_Short exercise_
Write out, word for word, every line from the first one through the line that holds "Arial, Helvetica, sans-serif';", and nothing else; skip the pictures.

* START Recorded data *

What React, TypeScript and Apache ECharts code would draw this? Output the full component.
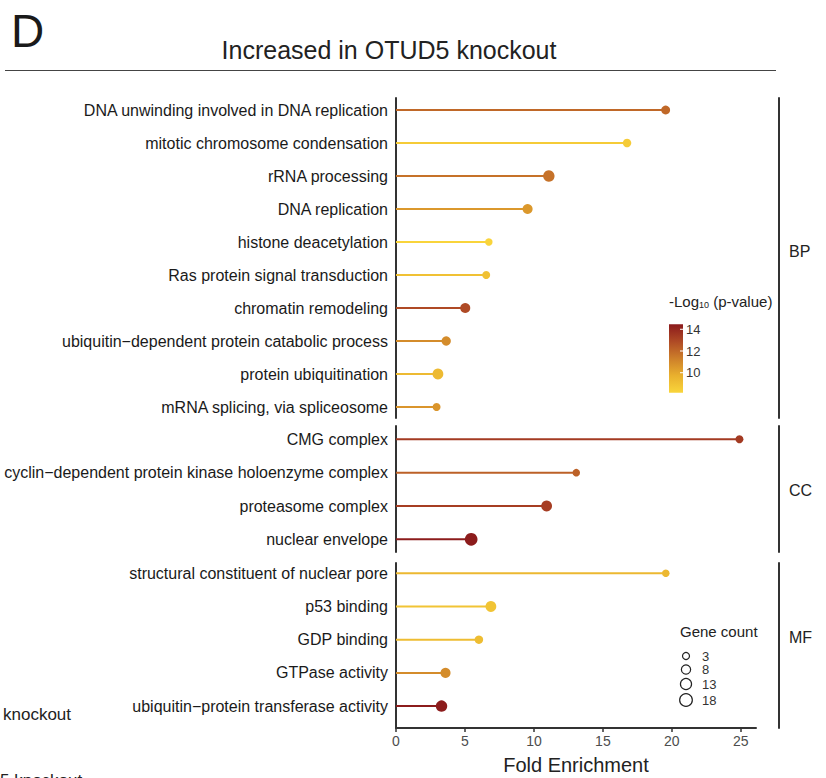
import React, { useEffect, useRef } from 'react';
import * as echarts from 'echarts';

const FONT = '"Liberation Sans", Arial, Helvetica, sans-serif';

const bpTerms = [
  'DNA unwinding involved in DNA replication',
  'mitotic chromosome condensation',
  'rRNA processing',
  'DNA replication',
  'histone deacetylation',
  'Ras protein signal transduction',
  'chromatin remodeling',
  'ubiquitin−dependent protein catabolic process',
  'protein ubiquitination',
  'mRNA splicing, via spliceosome',
];
const bpFold = [19.55, 16.75, 11.08, 9.54, 6.73, 6.54, 5.02, 3.64, 3.04, 2.94];
const bpLogP = [12.0, 8.6, 11.7, 10.5, 8.2, 9.0, 12.9, 10.9, 9.3, 10.6];
const bpCount = [7, 6, 14, 10, 4, 5, 10, 8, 12, 5];

const ccTerms = [
  'CMG complex',
  'cyclin−dependent protein kinase holoenzyme complex',
  'proteasome complex',
  'nuclear envelope',
];
const ccFold = [24.9, 13.07, 10.92, 5.45];
const ccLogP = [13.4, 12.2, 13.3, 14.4];
const ccCount = [5, 4, 12, 18];

const mfTerms = [
  'structural constituent of nuclear pore',
  'p53 binding',
  'GDP binding',
  'GTPase activity',
  'ubiquitin−protein transferase activity',
];
const mfFold = [19.56, 6.88, 6.01, 3.59, 3.3];
const mfLogP = [9.4, 8.9, 9.2, 10.9, 14.4];
const mfCount = [4, 12, 6, 10, 14];

const xTicks = [0, 5, 10, 15, 20, 25];
const colorTicks = [10, 12, 14];
const sizeTicks = [3, 8, 13, 18];
const LOGP_MIN = 8.16;
const LOGP_MAX = 14.46;
const gradientColors = ['#F9D53B', '#E9B02E', '#CD7F2A', '#AF4A25', '#8B1A1C'];

const sizeFn = (c: number) => Math.sqrt(26.6 + 7.47 * c);

const panels = [
  { name: 'BP', terms: bpTerms, fold: bpFold, logp: bpLogP, count: bpCount, top: 98, height: 320, min: -0.364, max: 9.333, labelY: 251 },
  { name: 'CC', terms: ccTerms, fold: ccFold, logp: ccLogP, count: ccCount, top: 426, height: 126, min: -0.4, max: 3.38, labelY: 490 },
  { name: 'MF', terms: mfTerms, fold: mfFold, logp: mfLogP, count: mfCount, top: 563, height: 165, min: -0.31, max: 4.66, labelY: 637 },
];

export default function App() {
  const ref = useRef<HTMLDivElement>(null);
  useEffect(() => {
    if (!ref.current) return;
    const chart = echarts.init(ref.current, null, { renderer: 'svg' });

    const grids: any[] = [];
    const xAxes: any[] = [];
    const yAxes: any[] = [];
    const rightAxes: any[] = [];
    const series: any[] = [];

    panels.forEach((p, i) => {
      grids.push({ left: 396, width: 360, top: p.top, height: p.height });
      const last = i === panels.length - 1;
      xAxes.push({
        gridIndex: i,
        type: 'value',
        position: 'bottom',
        min: 0,
        max: 26.1,
        show: last,
        splitLine: { show: false },
        axisLine: { show: true, onZero: false, lineStyle: { color: '#333', width: 2 } },
        axisTick: { show: true, length: 4, lineStyle: { color: '#333', width: 1.5 }, customValues: xTicks },
        axisLabel: { customValues: xTicks, color: '#4d4d4d', fontSize: 14, margin: 6, fontFamily: FONT },
        name: last ? 'Fold Enrichment' : '',
        nameLocation: 'middle',
        nameGap: 27,
        nameTextStyle: { fontSize: 20, color: '#222', fontFamily: FONT },
      });
      const idx = p.terms.map((_, k) => k);
      yAxes.push({
        gridIndex: i,
        type: 'value',
        inverse: true,
        min: p.min,
        max: p.max,
        splitLine: { show: false },
        axisTick: { show: false },
        axisLine: { show: true, onZero: false, lineStyle: { color: '#333', width: 2 } },
        axisLabel: {
          customValues: idx,
          formatter: (v: number) => p.terms[Math.round(v)] ?? '',
          color: '#1a1a1a',
          fontSize: 16,
          margin: 8,
          fontFamily: FONT,
        },
      });
      rightAxes.push({
        gridIndex: i,
        type: 'value',
        position: 'right',
        offset: 23,
        inverse: true,
        min: p.min,
        max: p.max,
        splitLine: { show: false },
        axisTick: { show: false },
        axisLabel: { show: false },
        axisLine: { show: true, onZero: false, lineStyle: { color: '#333', width: 2 } },
      });
      const data = p.terms.map((_, k) => [p.fold[k], k, p.logp[k], p.count[k]]);
      series.push({
        type: 'custom',
        xAxisIndex: i,
        yAxisIndex: i,
        encode: { x: 0, y: 1 },
        z: 2,
        data,
        renderItem: (params: any, api: any) => {
          const y = api.value(1);
          const p0 = api.coord([0, y]);
          const p1 = api.coord([api.value(0), y]);
          return {
            type: 'line',
            shape: { x1: p0[0], y1: p0[1], x2: p1[0], y2: p1[1] },
            style: { stroke: api.visual('color'), lineWidth: 2 },
          };
        },
      });
      series.push({
        type: 'scatter',
        xAxisIndex: i,
        yAxisIndex: i,
        z: 3,
        data,
        symbol: 'circle',
        symbolSize: (v: number[]) => sizeFn(v[3]),
        itemStyle: { opacity: 1 },
      });
    });

    // colour bar legend
    const cbX = 669, cbTop = 324.3, cbH = 68.4, cbW = 14;
    const cbY = (v: number) => cbTop + ((LOGP_MAX - v) / (LOGP_MAX - LOGP_MIN)) * cbH;
    const graphic: any[] = [
      { type: 'text', x: 11, y: 8, style: { text: 'D', fontSize: 46, fontFamily: FONT, fill: '#1a1a1a' } },
      { type: 'text', x: 389, y: 50, style: { text: 'Increased in OTUD5 knockout', fontSize: 25, fontFamily: FONT, fill: '#222', align: 'center', verticalAlign: 'middle' } },
      { type: 'line', shape: { x1: 5, y1: 70.5, x2: 776, y2: 70.5 }, style: { stroke: '#444', lineWidth: 1.2 } },
      { type: 'text', x: 3, y: 714, style: { text: 'knockout', fontSize: 17, fontFamily: FONT, fill: '#222', verticalAlign: 'middle' } },
      { type: 'text', x: 0, y: 772, style: { text: '5 knockout', fontSize: 17, fontFamily: FONT, fill: '#222', verticalAlign: 'top' } },
      {
        type: 'text', x: 669, y: 301,
        style: {
          text: '{a|-Log}{s|10}{a| (p-value)}',
          verticalAlign: 'middle',
          fill: '#222',
          rich: {
            a: { fontSize: 15, fontFamily: FONT, fill: '#222', lineHeight: 17 },
            s: { fontSize: 9, fontFamily: FONT, fill: '#222', lineHeight: 9, verticalAlign: 'bottom' },
          },
        },
      },
      {
        type: 'rect',
        shape: { x: cbX, y: cbTop, width: cbW, height: cbH },
        style: {
          fill: {
            type: 'linear', x: 0, y: 0, x2: 0, y2: 1,
            colorStops: gradientColors.slice().reverse().map((c, k, arr) => ({ offset: k / (arr.length - 1), color: c })),
          },
        },
      },
    ];
    colorTicks.forEach((t) => {
      const y = cbY(t);
      graphic.push({ type: 'line', shape: { x1: cbX + cbW - 3, y1: y, x2: cbX + cbW, y2: y }, style: { stroke: '#fff', lineWidth: 1 } });
      graphic.push({ type: 'text', x: 686, y, style: { text: String(t), fontSize: 13, fontFamily: FONT, fill: '#333', verticalAlign: 'middle' } });
    });
    // gene count legend
    graphic.push({ type: 'text', x: 680, y: 631.5, style: { text: 'Gene count', fontSize: 15, fontFamily: FONT, fill: '#222', verticalAlign: 'middle' } });
    const legendY = [656, 669.5, 684, 700];
    sizeTicks.forEach((c, k) => {
      graphic.push({ type: 'circle', shape: { cx: 686, cy: legendY[k], r: sizeFn(c) / 2 }, style: { fill: '#fff', stroke: '#222', lineWidth: 1.2 } });
      graphic.push({ type: 'text', x: 702, y: legendY[k], style: { text: String(c), fontSize: 13, fontFamily: FONT, fill: '#333', verticalAlign: 'middle' } });
    });
    // strip labels
    panels.forEach((p) => {
      graphic.push({ type: 'text', x: 789, y: p.labelY, style: { text: p.name, fontSize: 16, fontFamily: FONT, fill: '#222', verticalAlign: 'middle' } });
    });

    chart.setOption({
      animation: false,
      backgroundColor: '#fff',
      textStyle: { fontFamily: FONT },
      grid: grids,
      xAxis: xAxes,
      yAxis: [...yAxes, ...rightAxes],
      visualMap: {
        type: 'continuous',
        show: false,
        min: LOGP_MIN,
        max: LOGP_MAX,
        dimension: 2,
        seriesIndex: series.map((_, k) => k),
        inRange: { color: gradientColors },
      },
      series,
      graphic,
    });
    return () => chart.dispose();
  }, []);
  return <div ref={ref} style={{ position: 'fixed', left: 0, top: 0, width: 826, height: 778, background: '#fff' }} />;
}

* END Recorded data *

_Response to this exercise_
What React, TypeScript and Apache ECharts code would draw this? Output the full component.
import React, { useEffect, useRef } from 'react';
import * as echarts from 'echarts';

const FONT = '"Liberation Sans", Arial, Helvetica, sans-serif';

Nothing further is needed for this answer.